* _THE DATA_
● ● ●

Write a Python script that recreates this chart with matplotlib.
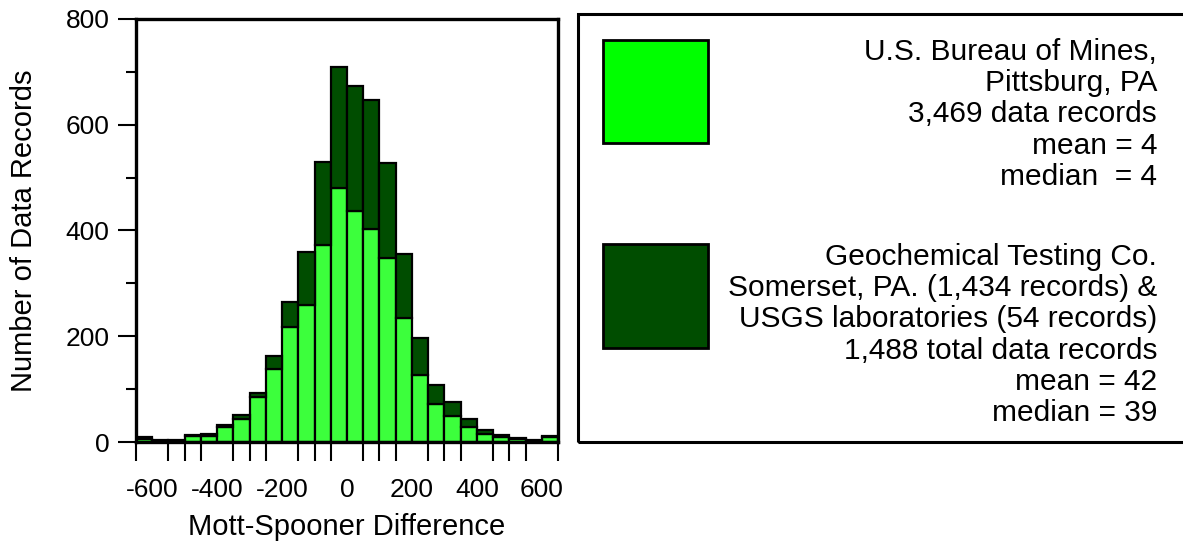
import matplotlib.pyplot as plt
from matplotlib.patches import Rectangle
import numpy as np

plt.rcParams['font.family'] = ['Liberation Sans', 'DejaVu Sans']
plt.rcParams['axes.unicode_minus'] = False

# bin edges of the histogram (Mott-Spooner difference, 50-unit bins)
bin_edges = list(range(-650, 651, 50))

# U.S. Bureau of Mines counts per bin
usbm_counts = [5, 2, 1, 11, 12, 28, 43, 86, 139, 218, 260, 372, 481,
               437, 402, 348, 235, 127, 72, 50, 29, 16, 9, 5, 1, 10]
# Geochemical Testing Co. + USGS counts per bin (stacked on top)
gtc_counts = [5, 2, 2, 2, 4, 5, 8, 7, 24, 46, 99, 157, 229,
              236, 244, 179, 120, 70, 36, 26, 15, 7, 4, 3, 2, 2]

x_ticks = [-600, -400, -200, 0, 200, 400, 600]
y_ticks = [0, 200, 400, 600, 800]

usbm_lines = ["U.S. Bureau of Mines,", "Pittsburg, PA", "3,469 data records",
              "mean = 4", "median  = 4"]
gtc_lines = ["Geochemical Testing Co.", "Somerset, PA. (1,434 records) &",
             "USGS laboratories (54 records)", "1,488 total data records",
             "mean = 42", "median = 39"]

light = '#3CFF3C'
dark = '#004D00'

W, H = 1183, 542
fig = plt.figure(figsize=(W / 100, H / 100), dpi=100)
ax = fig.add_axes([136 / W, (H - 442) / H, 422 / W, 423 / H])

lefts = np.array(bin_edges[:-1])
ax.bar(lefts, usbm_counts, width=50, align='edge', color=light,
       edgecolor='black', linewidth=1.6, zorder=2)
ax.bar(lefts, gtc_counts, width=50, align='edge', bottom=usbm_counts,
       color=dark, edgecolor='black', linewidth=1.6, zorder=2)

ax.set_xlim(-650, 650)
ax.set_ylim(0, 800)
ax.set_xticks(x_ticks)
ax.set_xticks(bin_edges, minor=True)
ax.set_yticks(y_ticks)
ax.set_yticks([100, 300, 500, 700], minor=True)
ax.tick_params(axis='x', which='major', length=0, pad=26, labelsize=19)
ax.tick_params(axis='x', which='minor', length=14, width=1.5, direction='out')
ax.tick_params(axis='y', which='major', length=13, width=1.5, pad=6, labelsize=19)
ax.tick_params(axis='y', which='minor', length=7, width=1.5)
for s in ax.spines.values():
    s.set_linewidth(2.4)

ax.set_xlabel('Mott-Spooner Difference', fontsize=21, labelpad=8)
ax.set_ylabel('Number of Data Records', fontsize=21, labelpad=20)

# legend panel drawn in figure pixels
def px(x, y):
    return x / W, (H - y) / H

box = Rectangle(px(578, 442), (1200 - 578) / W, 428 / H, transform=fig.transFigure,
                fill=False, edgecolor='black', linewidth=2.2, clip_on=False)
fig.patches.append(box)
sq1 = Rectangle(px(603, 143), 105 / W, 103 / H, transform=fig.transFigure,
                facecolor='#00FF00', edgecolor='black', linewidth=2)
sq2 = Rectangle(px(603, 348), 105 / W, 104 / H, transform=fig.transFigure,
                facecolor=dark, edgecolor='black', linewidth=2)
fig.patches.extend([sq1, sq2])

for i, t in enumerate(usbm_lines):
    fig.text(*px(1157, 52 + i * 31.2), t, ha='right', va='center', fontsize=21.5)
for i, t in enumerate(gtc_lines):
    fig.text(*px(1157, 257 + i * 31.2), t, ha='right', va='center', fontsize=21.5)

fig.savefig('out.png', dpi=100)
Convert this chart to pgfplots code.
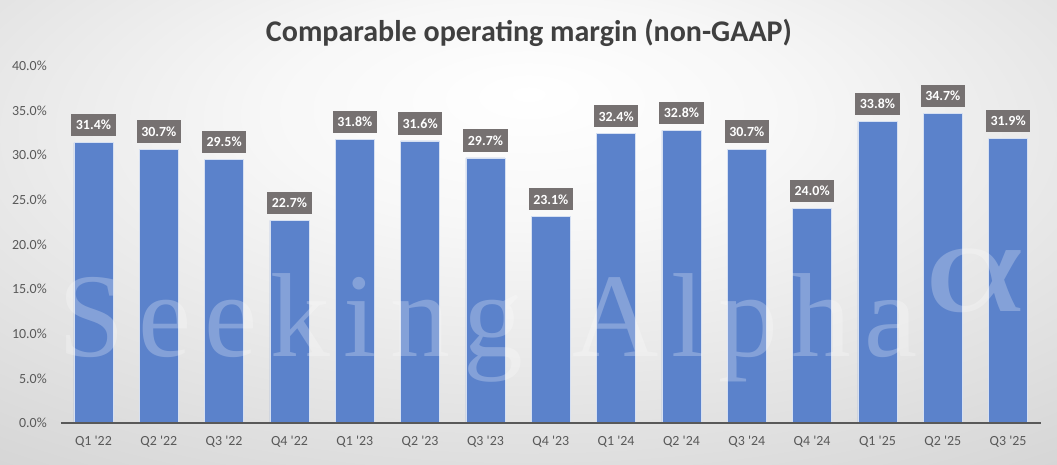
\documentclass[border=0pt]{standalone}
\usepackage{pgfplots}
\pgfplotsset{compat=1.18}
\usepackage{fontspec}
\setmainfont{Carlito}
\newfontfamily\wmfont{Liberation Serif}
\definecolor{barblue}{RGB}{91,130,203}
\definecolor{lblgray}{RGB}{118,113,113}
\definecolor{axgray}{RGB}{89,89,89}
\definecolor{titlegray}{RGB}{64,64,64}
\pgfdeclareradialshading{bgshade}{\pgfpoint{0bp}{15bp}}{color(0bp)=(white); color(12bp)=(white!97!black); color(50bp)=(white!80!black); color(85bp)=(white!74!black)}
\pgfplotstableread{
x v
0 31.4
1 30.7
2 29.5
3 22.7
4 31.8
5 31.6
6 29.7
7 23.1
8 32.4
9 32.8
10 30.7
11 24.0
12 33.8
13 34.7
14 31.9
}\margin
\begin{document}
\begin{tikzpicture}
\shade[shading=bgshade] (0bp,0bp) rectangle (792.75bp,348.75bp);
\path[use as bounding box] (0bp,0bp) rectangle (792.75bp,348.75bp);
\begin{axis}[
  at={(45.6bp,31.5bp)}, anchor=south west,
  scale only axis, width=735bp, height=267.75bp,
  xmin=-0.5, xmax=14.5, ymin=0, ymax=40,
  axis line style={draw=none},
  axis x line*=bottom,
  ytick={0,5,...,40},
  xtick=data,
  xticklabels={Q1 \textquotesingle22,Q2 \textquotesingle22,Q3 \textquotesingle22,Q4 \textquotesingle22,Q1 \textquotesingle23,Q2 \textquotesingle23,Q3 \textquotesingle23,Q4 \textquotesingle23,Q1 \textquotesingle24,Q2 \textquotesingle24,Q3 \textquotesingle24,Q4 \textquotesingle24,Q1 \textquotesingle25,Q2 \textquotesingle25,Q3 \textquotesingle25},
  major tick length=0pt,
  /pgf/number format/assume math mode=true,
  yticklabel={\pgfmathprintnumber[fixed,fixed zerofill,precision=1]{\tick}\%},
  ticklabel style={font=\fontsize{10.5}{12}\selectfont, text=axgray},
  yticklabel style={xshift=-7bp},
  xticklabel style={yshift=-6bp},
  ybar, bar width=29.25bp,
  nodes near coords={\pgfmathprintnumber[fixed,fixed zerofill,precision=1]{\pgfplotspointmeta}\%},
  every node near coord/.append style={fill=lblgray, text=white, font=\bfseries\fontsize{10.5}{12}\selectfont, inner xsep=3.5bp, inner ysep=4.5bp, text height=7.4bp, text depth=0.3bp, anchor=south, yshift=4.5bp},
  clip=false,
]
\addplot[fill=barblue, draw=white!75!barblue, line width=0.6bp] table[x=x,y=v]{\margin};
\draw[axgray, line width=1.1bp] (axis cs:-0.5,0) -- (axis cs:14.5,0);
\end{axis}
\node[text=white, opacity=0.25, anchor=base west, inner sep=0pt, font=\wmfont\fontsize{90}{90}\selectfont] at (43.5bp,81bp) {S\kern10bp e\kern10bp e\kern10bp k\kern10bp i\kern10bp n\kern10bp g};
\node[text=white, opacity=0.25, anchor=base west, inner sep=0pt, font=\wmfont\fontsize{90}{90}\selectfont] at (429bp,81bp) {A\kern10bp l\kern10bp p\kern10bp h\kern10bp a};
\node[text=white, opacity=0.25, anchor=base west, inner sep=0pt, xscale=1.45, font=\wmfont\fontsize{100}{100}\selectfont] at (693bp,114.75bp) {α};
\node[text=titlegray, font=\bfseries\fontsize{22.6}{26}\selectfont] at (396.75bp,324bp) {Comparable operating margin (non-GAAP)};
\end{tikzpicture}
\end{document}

● ● ●

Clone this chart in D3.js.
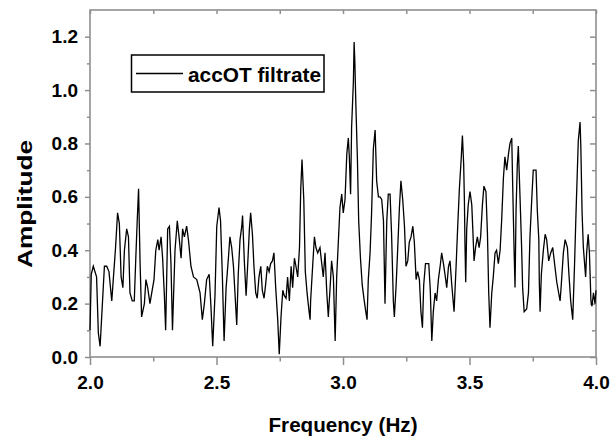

● ● ●

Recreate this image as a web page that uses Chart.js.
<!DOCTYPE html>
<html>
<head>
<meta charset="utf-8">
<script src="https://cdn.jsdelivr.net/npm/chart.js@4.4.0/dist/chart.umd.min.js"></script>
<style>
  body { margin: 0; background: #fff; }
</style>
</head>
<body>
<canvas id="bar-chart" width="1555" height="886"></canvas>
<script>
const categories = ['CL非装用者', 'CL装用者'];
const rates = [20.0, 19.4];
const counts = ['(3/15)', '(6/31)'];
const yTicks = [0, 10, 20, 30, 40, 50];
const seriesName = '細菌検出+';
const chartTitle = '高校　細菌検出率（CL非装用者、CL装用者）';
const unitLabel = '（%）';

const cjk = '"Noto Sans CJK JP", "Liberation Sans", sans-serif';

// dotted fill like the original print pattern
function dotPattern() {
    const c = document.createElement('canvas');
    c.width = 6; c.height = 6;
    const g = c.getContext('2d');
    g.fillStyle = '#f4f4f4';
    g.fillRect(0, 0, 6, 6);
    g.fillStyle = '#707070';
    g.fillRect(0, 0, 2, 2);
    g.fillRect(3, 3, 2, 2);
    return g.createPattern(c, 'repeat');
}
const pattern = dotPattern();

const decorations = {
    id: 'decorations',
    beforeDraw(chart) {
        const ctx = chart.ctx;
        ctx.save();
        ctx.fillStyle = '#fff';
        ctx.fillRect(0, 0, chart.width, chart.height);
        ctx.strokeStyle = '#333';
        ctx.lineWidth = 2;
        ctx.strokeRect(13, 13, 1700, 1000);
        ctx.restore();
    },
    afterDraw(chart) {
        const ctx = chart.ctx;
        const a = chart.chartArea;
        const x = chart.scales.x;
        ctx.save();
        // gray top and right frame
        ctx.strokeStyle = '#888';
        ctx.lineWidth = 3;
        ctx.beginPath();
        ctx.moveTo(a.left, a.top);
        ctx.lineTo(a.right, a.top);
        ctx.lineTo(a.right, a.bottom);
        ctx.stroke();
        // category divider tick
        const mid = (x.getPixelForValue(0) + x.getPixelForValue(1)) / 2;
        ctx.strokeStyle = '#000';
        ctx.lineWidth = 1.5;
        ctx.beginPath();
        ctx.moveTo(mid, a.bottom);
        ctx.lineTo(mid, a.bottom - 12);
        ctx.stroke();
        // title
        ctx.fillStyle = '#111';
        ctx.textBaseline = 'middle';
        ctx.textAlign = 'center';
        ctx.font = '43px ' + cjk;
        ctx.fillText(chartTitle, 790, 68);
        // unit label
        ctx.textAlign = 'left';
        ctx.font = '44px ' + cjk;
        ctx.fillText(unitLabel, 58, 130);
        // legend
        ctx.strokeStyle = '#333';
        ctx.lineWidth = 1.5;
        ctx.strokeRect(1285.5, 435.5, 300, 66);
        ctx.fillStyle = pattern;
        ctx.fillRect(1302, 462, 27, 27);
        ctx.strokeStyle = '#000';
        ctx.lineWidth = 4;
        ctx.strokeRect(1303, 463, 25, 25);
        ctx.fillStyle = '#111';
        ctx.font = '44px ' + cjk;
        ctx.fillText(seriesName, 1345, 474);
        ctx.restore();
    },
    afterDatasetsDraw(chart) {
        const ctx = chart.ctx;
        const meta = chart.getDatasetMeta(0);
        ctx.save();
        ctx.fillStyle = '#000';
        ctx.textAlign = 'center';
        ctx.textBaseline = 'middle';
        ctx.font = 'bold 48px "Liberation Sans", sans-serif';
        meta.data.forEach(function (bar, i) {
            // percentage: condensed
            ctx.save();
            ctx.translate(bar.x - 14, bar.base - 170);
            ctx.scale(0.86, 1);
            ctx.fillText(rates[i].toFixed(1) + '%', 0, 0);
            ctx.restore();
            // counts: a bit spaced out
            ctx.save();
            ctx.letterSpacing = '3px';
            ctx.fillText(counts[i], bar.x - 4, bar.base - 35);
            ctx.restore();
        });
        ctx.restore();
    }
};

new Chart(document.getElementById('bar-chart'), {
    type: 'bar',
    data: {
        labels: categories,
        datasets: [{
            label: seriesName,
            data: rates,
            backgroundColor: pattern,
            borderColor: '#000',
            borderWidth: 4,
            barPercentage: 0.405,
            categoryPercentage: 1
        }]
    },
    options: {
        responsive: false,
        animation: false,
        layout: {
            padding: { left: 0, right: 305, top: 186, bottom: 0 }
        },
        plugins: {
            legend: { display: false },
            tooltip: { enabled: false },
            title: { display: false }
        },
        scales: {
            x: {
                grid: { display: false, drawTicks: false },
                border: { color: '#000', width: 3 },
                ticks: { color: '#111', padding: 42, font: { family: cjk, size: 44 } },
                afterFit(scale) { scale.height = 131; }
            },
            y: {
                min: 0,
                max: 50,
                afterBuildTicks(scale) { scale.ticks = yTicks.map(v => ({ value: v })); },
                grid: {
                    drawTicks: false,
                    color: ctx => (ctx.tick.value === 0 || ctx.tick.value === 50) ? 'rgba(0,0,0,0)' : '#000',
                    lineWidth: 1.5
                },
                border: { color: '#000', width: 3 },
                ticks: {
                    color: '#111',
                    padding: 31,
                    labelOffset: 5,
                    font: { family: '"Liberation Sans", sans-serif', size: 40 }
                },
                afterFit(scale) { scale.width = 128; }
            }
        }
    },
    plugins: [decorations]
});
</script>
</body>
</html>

● ● ●

* _WORK INSTRUCTIONS_
Reproduce, word for word, only the lines in the records above from the line with "Write a Python" through the line with "y_ticks = [0, 200, 400, 600, 800]", including both ends; omit the pictures.

* _RESULT OF THE TASK_
Write a Python script that recreates this chart with matplotlib.
import matplotlib.pyplot as plt
from matplotlib.patches import Rectangle
import numpy as np

plt.rcParams['font.family'] = ['Liberation Sans', 'DejaVu Sans']
plt.rcParams['axes.unicode_minus'] = False

# bin edges of the histogram (Mott-Spooner difference, 50-unit bins)
bin_edges = list(range(-650, 651, 50))

# U.S. Bureau of Mines counts per bin
usbm_counts = [5, 2, 1, 11, 12, 28, 43, 86, 139, 218, 260, 372, 481,
               437, 402, 348, 235, 127, 72, 50, 29, 16, 9, 5, 1, 10]
# Geochemical Testing Co. + USGS counts per bin (stacked on top)
gtc_counts = [5, 2, 2, 2, 4, 5, 8, 7, 24, 46, 99, 157, 229,
              236, 244, 179, 120, 70, 36, 26, 15, 7, 4, 3, 2, 2]

x_ticks = [-600, -400, -200, 0, 200, 400, 600]
y_ticks = [0, 200, 400, 600, 800]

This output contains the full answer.